Blacksmith and Green Cross Switzerland, which works to clean up contamination from industrial and military disasters, released a report on Tuesday called "The World's Worst Polluted Places" -- available at www.worstpolluted.org.

It found that artisanal gold mining, contaminated surface water, radioactive waste processing and uranium mining and the recycling of used lead acid batteries, most of which occur in poor countries from Africa to Asia, are some of the world's top 10 sources of pollution dangerous to human health.

Millions of people are poisoned or killed each year by industrial pollution and emissions, it said.

To be sure, the developing world is also rife with problems that are not caused by the processing or manufacture of goods used in rich countries.
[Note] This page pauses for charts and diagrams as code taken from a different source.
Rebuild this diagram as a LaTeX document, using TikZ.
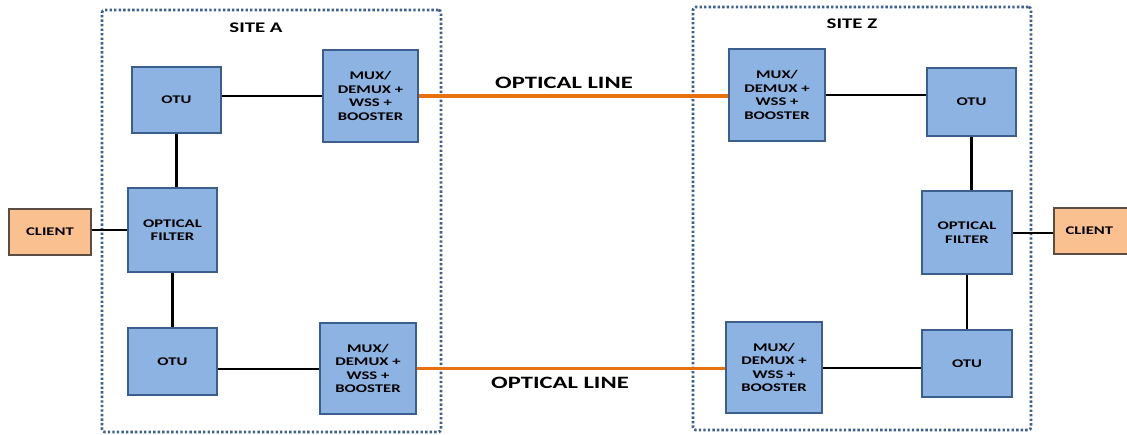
\documentclass[tikz,border=0pt]{standalone}
\usepackage{fontspec}
\newfontfamily\calfont{Carlito}[FakeStretch=1.42]
\definecolor{boxfill}{HTML}{8DB3E2}
\definecolor{boxline}{HTML}{3B5E8C}
\definecolor{clientfill}{HTML}{FAC090}
\definecolor{clientline}{HTML}{5A4E44}
\definecolor{fiber}{HTML}{E8710E}
\definecolor{sitedot}{HTML}{3F5F8F}
\tikzset{
  sz/.style 2 args={minimum width=#1*0.75pt, minimum height=#2*0.75pt},
  box/.style={draw=boxline, fill=boxfill, line width=2.2pt, inner sep=0pt,
    align=center, font=\calfont\bfseries\fontsize{8.8}{10.2}\selectfont},
  clientbox/.style={draw=clientline, fill=clientfill, line width=1.2pt, inner sep=0pt,
    font=\calfont\bfseries\fontsize{8.8}{10}\selectfont},
  sitebox/.style={draw=sitedot, line width=2pt, dash pattern=on 1.8pt off 1.6pt,
    rounded corners=2pt, inner sep=0pt},
  sitelabel/.style={font=\calfont\bfseries\fontsize{11}{13}\selectfont},
  linelabel/.style={font=\calfont\bfseries\fontsize{13}{15}\selectfont},
  wire/.style={draw=black, line width=1.5pt},
  vwire/.style={draw=black, line width=2.2pt},
  fiberline/.style={draw=fiber, line width=2.3pt},
}
\begin{document}
\begin{tikzpicture}[x=0.75pt,y=-0.75pt]
\useasboundingbox (0,0) rectangle (1127,435);
% site boxes
\node[sitebox, sz={339}{422}] (siteA) at (271.5,221) {};
\node[sitebox, sz={338}{423}] (siteZ) at (862,218.5) {};
\node[sitelabel] (labA) at (256,28) {SITE A};
\node[sitelabel] (labZ) at (852,24) {SITE Z};
% site A
\node[box, sz={89}{66}] (otuA1) at (176.5,100) {OTU};
\node[box, sz={95}{92}] (muxA1) at (370.5,96) {MUX/\\DEMUX +\\WSS +\\BOOSTER};
\node[box, sz={89}{84}] (filA) at (172.5,230) {OPTICAL\\FILTER};
\node[box, sz={89}{67}] (otuA2) at (172.5,361.5) {OTU};
\node[box, sz={96}{91}] (muxA2) at (368,368.5) {MUX/\\DEMUX +\\WSS +\\BOOSTER};
\node[clientbox, sz={82}{46}] (cliA) at (50,232) {CLIENT};
% site Z
\node[box, sz={96}{92}] (muxZ1) at (777,95) {MUX/\\DEMUX +\\WSS +\\BOOSTER};
\node[box, sz={89}{68}] (otuZ1) at (971.5,102) {OTU};
\node[box, sz={90}{83}] (filZ) at (967,232.5) {OPTICAL\\FILTER};
\node[box, sz={90}{67}] (otuZ2) at (967,363.5) {OTU};
\node[box, sz={96}{91}] (muxZ2) at (774,367.5) {MUX/\\DEMUX +\\WSS +\\BOOSTER};
\node[clientbox, sz={76}{46}] (cliZ) at (1092,231) {\hspace*{-4pt}CLIENT};
% labels on optical lines
\node[linelabel] (olTop) at (564,83) {OPTICAL LINE};
\node[linelabel] (olBot) at (560,383) {OPTICAL LINE};
% connectors
\draw[wire] (otuA1.east |- muxA1) -- (muxA1.west);
\draw[vwire] (otuA1.south) -- (otuA1.south |- filA.north);
\draw[vwire] (filA.south) -- (filA.south |- otuA2.north);
\draw[wire] (cliA.east |- filA.west) -- (filA.west);
\draw[wire] (otuA2.east |- muxA2) -- (muxA2.west);
\draw[fiberline] (muxA1.east) -- (muxZ1.west |- muxA1.east);
\draw[fiberline] (muxA2.east) -- (muxZ2.west |- muxA2.east);
\draw[wire] (muxZ1.east) -- (otuZ1.west |- muxZ1.east);
\draw[vwire] (otuZ1.south) -- (otuZ1.south |- filZ.north);
\draw[vwire] (filZ.south) -- (filZ.south |- otuZ2.north);
\draw[wire] (filZ.east) -- (cliZ.west |- filZ.east);
\draw[wire] (muxZ2.east) -- (otuZ2.west |- muxZ2.east);
\end{tikzpicture}
\end{document}
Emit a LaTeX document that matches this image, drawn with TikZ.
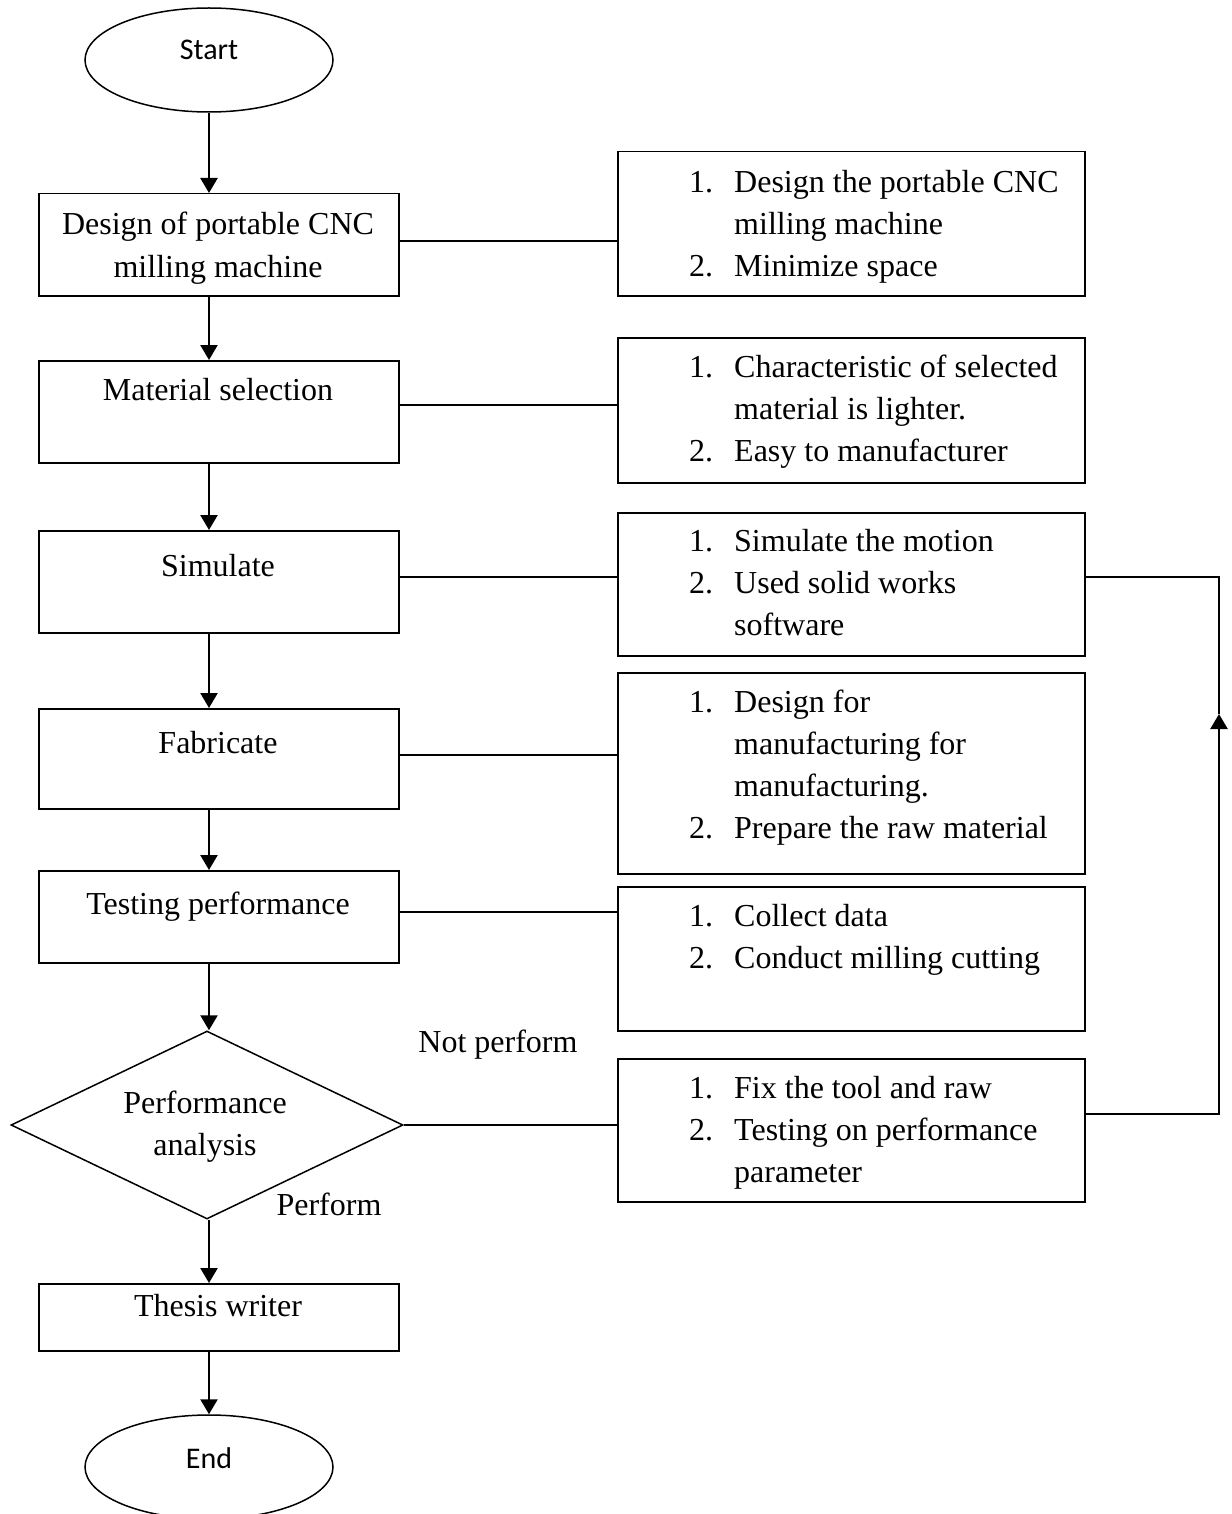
\documentclass[tikz,border=0pt]{standalone}
\usepackage{fontspec}
\setmainfont{Liberation Serif}
\newfontfamily\calibrifont{Carlito}
\usetikzlibrary{shapes.geometric,arrows.meta}

\begin{document}
\begin{tikzpicture}[x=1pt,y=-1pt,
  procbox/.style={draw, line width=1.5pt, rectangle, inner sep=0pt,
                  minimum width=360pt, anchor=north west},
  notebox/.style={draw, line width=1.5pt, rectangle, inner sep=0pt,
                  minimum width=467pt, anchor=north west},
  term/.style={draw, line width=1.5pt, ellipse, inner sep=0pt,
               minimum width=248pt, minimum height=104pt},
  decide/.style={draw, line width=1.5pt, diamond, inner sep=0pt,
                 minimum width=392pt, minimum height=188pt, aspect=2.08},
  txt/.style={font=\fontsize{32}{42}\selectfont, inner sep=0pt, anchor=base},
  termtxt/.style={font=\calibrifont\fontsize{30}{36}\selectfont, inner sep=0pt, anchor=base},
  listtxt/.style={font=\fontsize{32}{42}\selectfont, inner sep=0pt, anchor=north west},
  flow/.style={line width=2.4pt, -{Triangle[length=15pt,width=17pt]}},
  link/.style={line width=1.8pt},
  back/.style={line width=1.3pt}
]
\clip (0,0) rectangle (1231,1514);
\useasboundingbox (0,0) rectangle (1231,1514);

% terminals
\node[term] (start) at (209,60) {};
\node[termtxt] (starttxt) at (209,60) {Start};
\node[term] (end) at (209,1467) {};
\node[termtxt] (endtxt) at (209,1468) {End};

% main process boxes
\node[procbox, minimum height=102pt] (b1) at (38,193) {};
\node[txt] (b1a) at (218,235) {Design of portable CNC};
\node[txt] (b1b) at (218,277) {milling machine};

\node[procbox, minimum height=102pt] (b2) at (38,360) {};
\node[txt] (b2a) at (218,400) {Material selection};

\node[procbox, minimum height=102pt] (b3) at (38,530) {};
\node[txt] (b3a) at (218,576) {Simulate};

\node[procbox, minimum height=100pt] (b4) at (38,708) {};
\node[txt] (b4a) at (218,753) {Fabricate};

\node[procbox, minimum height=92pt] (b5) at (38,870) {};
\node[txt] (b5a) at (218,914) {Testing performance};

\node[decide] (dia) at (207,1125) {};
\node[txt] (diaa) at (205,1113) {Performance};
\node[txt] (diab) at (205,1155) {analysis};

\node[procbox, minimum height=67pt] (b6) at (38,1283) {};
\node[txt] (b6a) at (218,1316) {Thesis writer};

\node[txt] (notperf) at (498,1052) {Not perform};
\node[txt] (perf) at (329,1215) {Perform};

% note boxes
\node[notebox, minimum height=144pt] (r1) at (617,151) {};
\node[listtxt] (l1) at (689,162.6) {\begin{tabular}{@{}p{45pt}@{}l@{}}
1.&Design the portable CNC\\ &milling machine\\ 2.&Minimize space\end{tabular}};

\node[notebox, minimum height=145pt] (r2) at (617,337) {};
\node[listtxt] (l2) at (689,347.6) {\begin{tabular}{@{}p{45pt}@{}l@{}}
1.&Characteristic of selected\\ &material is lighter.\\ 2.&Easy to manufacturer\end{tabular}};

\node[notebox, minimum height=143pt] (r3) at (617,512) {};
\node[listtxt] (l3) at (689,521.6) {\begin{tabular}{@{}p{45pt}@{}l@{}}
1.&Simulate the motion\\ 2.&Used solid works\\ &software\end{tabular}};

\node[notebox, minimum height=201pt] (r4) at (617,672) {};
\node[listtxt] (l4) at (689,682.6) {\begin{tabular}{@{}p{45pt}@{}l@{}}
1.&Design for\\ &manufacturing for\\ &manufacturing.\\ 2.&Prepare the raw material\end{tabular}};

\node[notebox, minimum height=144pt] (r5) at (617,886) {};
\node[listtxt] (l5) at (689,896.6) {\begin{tabular}{@{}p{45pt}@{}l@{}}
1.&Collect data\\ 2.&Conduct milling cutting\end{tabular}};

\node[notebox, minimum height=143pt] (r6) at (617,1058) {};
\node[listtxt] (l6) at (689,1068.6) {\begin{tabular}{@{}p{45pt}@{}l@{}}
1.&Fix the tool and raw\\ 2.&Testing on performance\\ &parameter\end{tabular}};

% main flow
\draw[flow] (start.south) -- (start.south |- b1.north);
\draw[flow] (b1.south -| start) -- (b2.north -| start);
\draw[flow] (b2.south -| start) -- (b3.north -| start);
\draw[flow] (b3.south -| start) -- (b4.north -| start);
\draw[flow] (b4.south -| start) -- (b5.north -| start);
\draw[flow] (b5.south -| start) -- (start |- dia.north);
\draw[flow] (start |- dia.south) -- (start |- b6.north);
\draw[flow] (b6.south -| start) -- (end.north);

% links to the notes
\coordinate (k1) at (0,241);
\coordinate (k2) at (0,405);
\coordinate (k3) at (0,577);
\coordinate (k4) at (0,755);
\coordinate (k5) at (0,912);
\coordinate (k6) at (0,1120);
\draw[link] (b1.east |- k1) -- (r1.west |- k1);
\draw[link] (b2.east |- k2) -- (r2.west |- k2);
\draw[link] (b3.east |- k3) -- (r3.west |- k3);
\draw[link] (b4.east |- k4) -- (r4.west |- k4);
\draw[link] (b5.east |- k5) -- (r5.west |- k5);
\draw[link] (dia.east) -- (r6.west |- dia.east);

% feedback loop
\coordinate (fbBot) at (1219,1114);
\coordinate (fbTip) at (1219,714);
\coordinate (fbTop) at (1219,577);
\draw[flow] (r6.east |- fbBot) -- (fbBot) -- (fbTip);
\draw[back] (fbTip) -- (fbTop) -- (r3.east |- fbTop);
\end{tikzpicture}
\end{document}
Indoor air pollution from cooking fires, which occurs mostly in Africa, is one key example, the report said. And many of the products made or processed in rapidly developing countries, such as China and India, are used domestically.

Still, children in developing countries are hit by pollution from many of the industries that make or process things used mostly by rich countries, including metals smelting and processing, lead battery recycling and the industrial mining of both common and precious materials, it said.

Children are more vulnerable to disease from toxic pollution than adults.

Rich countries should help mop up pollution sources not only because they are the world's largest consumers but because some pollution can travel over oceans through the atmosphere, eventually reaching consumers throughout the world.

"Mercury from artisanal gold mining can end up in tuna that we end up eating, poisoning our own children," Fuller said.

Blacksmith and Green Cross Switzerland helped launch the Health and Pollution Fund last year with representatives from the United States, Germany, China, Russia and other countries.

The planned $400 million fund will be dedicated to cleaning up toxic hotspots in developing countries. Fuller said. Blacksmith is trying to work with the U.S. Department of Treasury to help with clean-ups.